Sunday, November 25, 2012

Balancing Grammar With Readability

A reader writes in:

How do you feel about skipping over proper grammar to make things more readable?

I love it. Grammar should be a vehicle for communication, not an obstacle to it. And there are four grammar rules I generally break to make life easier for my readers:

1) The subjunctive:

It is important that Daniel study.

Believe it or not, this sentence is correct. To 99.9% of readers, however, it just looks weird and wrong. And since I don't write for the 0.1% of readers who are sticklers on the use of English subjunctive, I'll deliberately use the grammatically incorrect version: It is important that Daniel studies. If some grammar geek points out my mistake, I'll enjoy laughing at him.

2) Ending sentences with prepositions:

This is a rule that, when obeyed, often results in stiff and pretentious-sounding writing:

This is something up with which I shall not put.

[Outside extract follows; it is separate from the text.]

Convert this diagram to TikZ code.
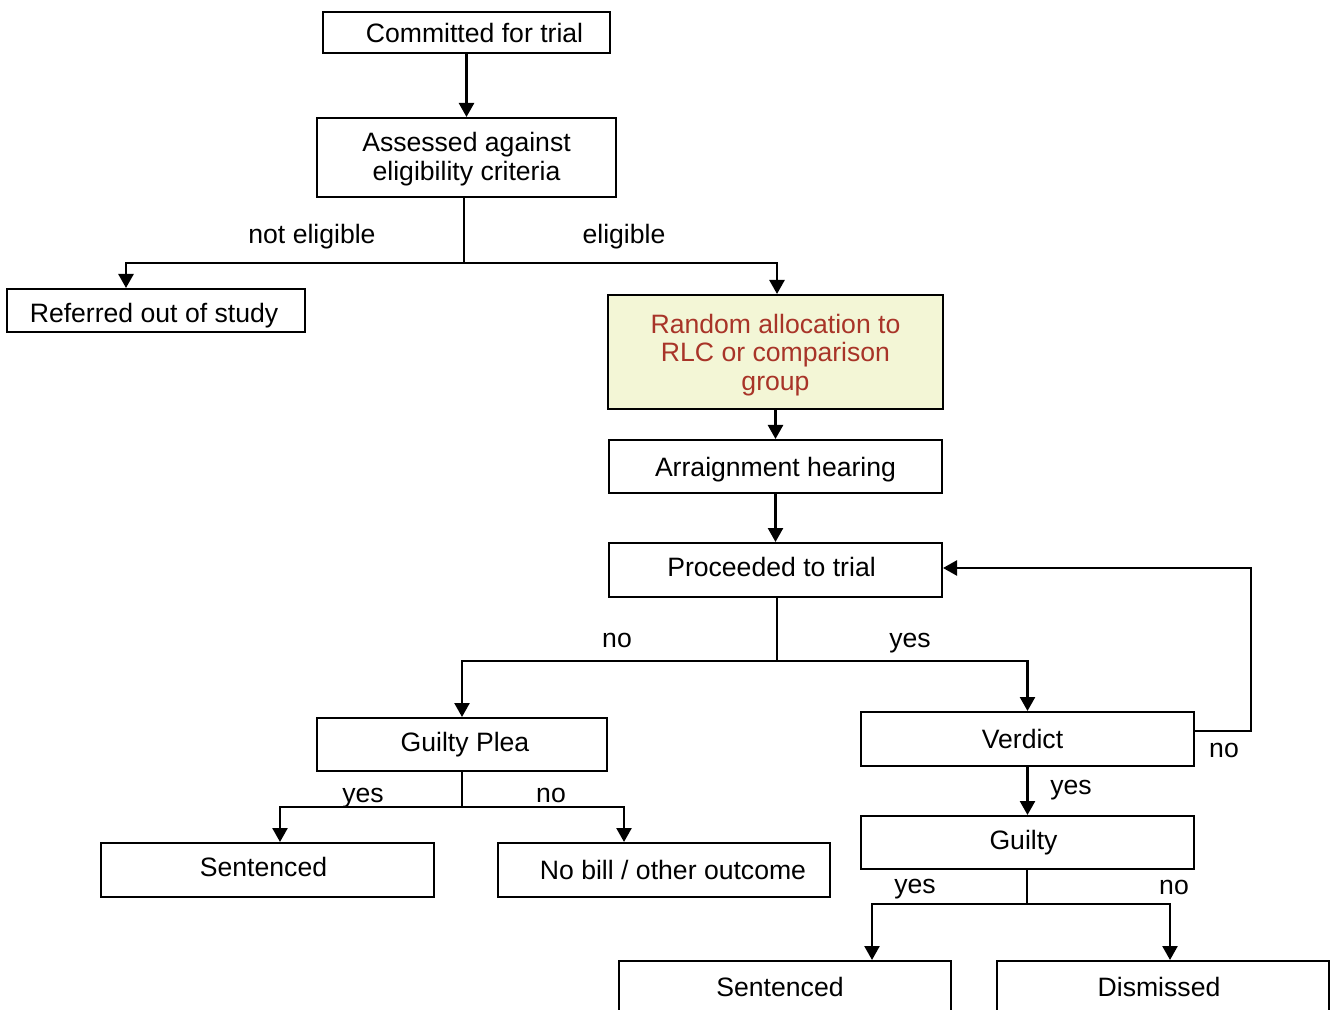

Sometimes it's better to leave a preposition sitting harmlessly at the end of your sentence--rather than warp it into a pretentious pretzel so you can obey some dumb grammar rule.

3) Tactical use of sentence fragments:

Sometimes a sentence improves when you break the rules of proper sentence structure. An occasional sentence fragment--or an occasional sentence written in clause form--can add rhythm or cadence to a passage. The result? Far more memorable prose than a series of anally correct proper sentences.

4) Splitting infinitives:

As William Strunk would say, this is less a matter of rule and more a matter of ear.

To boldly go where no man has gone before.

No principled writer would ever consider "correcting" this sentence.